Perhaps the most important ingredient of a comfortable midnight highway drive is silence. Noise may seem like a minor annoyance during short journeys, but over hundreds of kilometres it becomes a source of fatigue. Engineers, therefore, devote enormous man-hours and effort to reducing what they call NVH (Noise, Vibration and Harshness).

This battle against sound is fought on multiple fronts. Tyres are designed with specific tread patterns to minimise road noise. Special insulation materials line the floor, doors and roof of the cabin. Even the thickness of the glass plays a role in blocking wind noise. In premium vehicles, engineers go further, using laminated glass and acoustic dampening materials to absorb vibrations before they hit the cabin.
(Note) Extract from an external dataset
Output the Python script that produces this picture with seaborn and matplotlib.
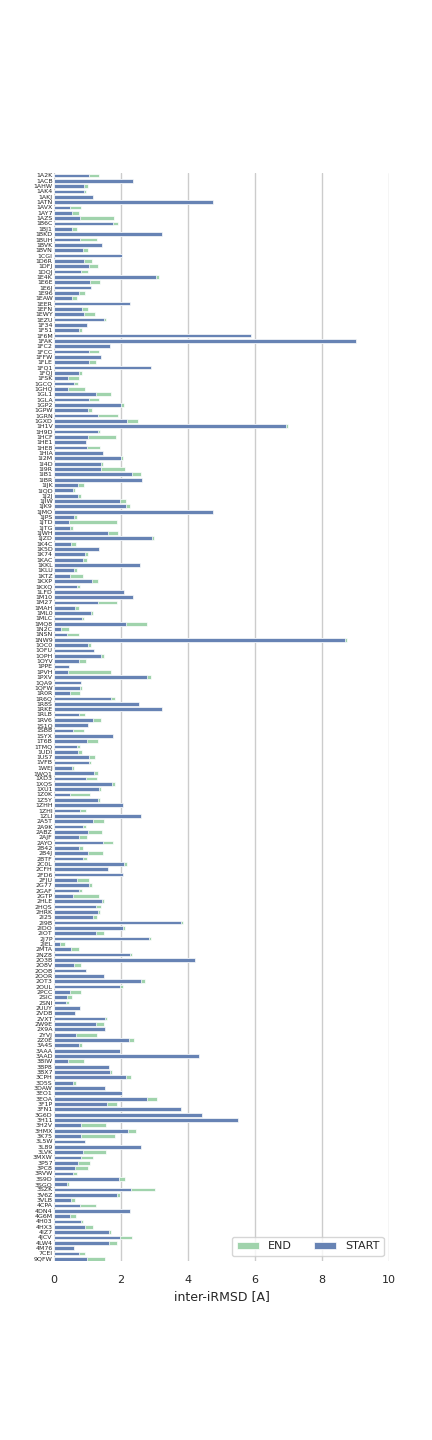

The result is a quieter interior where the outside world fades away into nothingness. Conversations become easier. Music sounds crisper, like a good potato chip. Most important, the driver remains relaxed and alert. It is easy to underestimate how much difference this makes until one moves from a noisy car into a quiet one. On a long night drive, silence is not a luxury; it is a form of comfort.

Indian Pothole Test

Highways in India add another dimension to this challenge. Unlike the perfectly smooth roads used in many international car-tests, our highways can change character abruptly. One moment the surface is smooth asphalt; the next it may be patched, uneven or interrupted by unexpected expansion joints. A car built for long-distance travel must, therefore, absorb these imperfections without unsettling the driver. Suspension systems are tuned carefully to strike a balance between firmness and comfort; stable enough for high speeds, yet forgiving enough for imperfect roads.

Seat design also becomes critically important. Long-distance drivers discover that the true measure of a car seat is not how it feels during a test drive, but how it supports the body after four or five hours behind the wheel. Automakers invest significant effort in ergonomics like lumbar support, cushioning density and seat contours, all aimed at reducing fatigue.

In a well-designed car, the driver steps out after hundreds of kilometres feeling surprisingly fresh. In a poorly designed one, even a short trip can feel exhausting.

Times are a-Changing

India’s highways are changing. Expanding expressways and improved infrastructure are encouraging more long-distance driving than ever before. Families now think little of overnight journeys that once seemed daunting. This transformation is reshaping expectations from cars. Buyers look beyond simple metrics such as horsepower or mileage. They want vehicles that feel stable, comfortable and effortless over long distances. In other words, they want cars that shine on the midnight highway.

For automakers, this presents both a challenge and an opportunity. The cars that succeed in this new era will not simply be the most powerful or the most feature-packed. They will be the ones engineered to make long journeys feel calm and controlled.

Because somewhere on a dark highway, long after the traffic disappears and the road opens ahead, every car faces the same test. And it is there, beneath the glow of headlights and the endless stretch of asphalt, that the true character of a machine finally reveals itself. Is it a fairy or a beast? On India’s highways, a beast is better.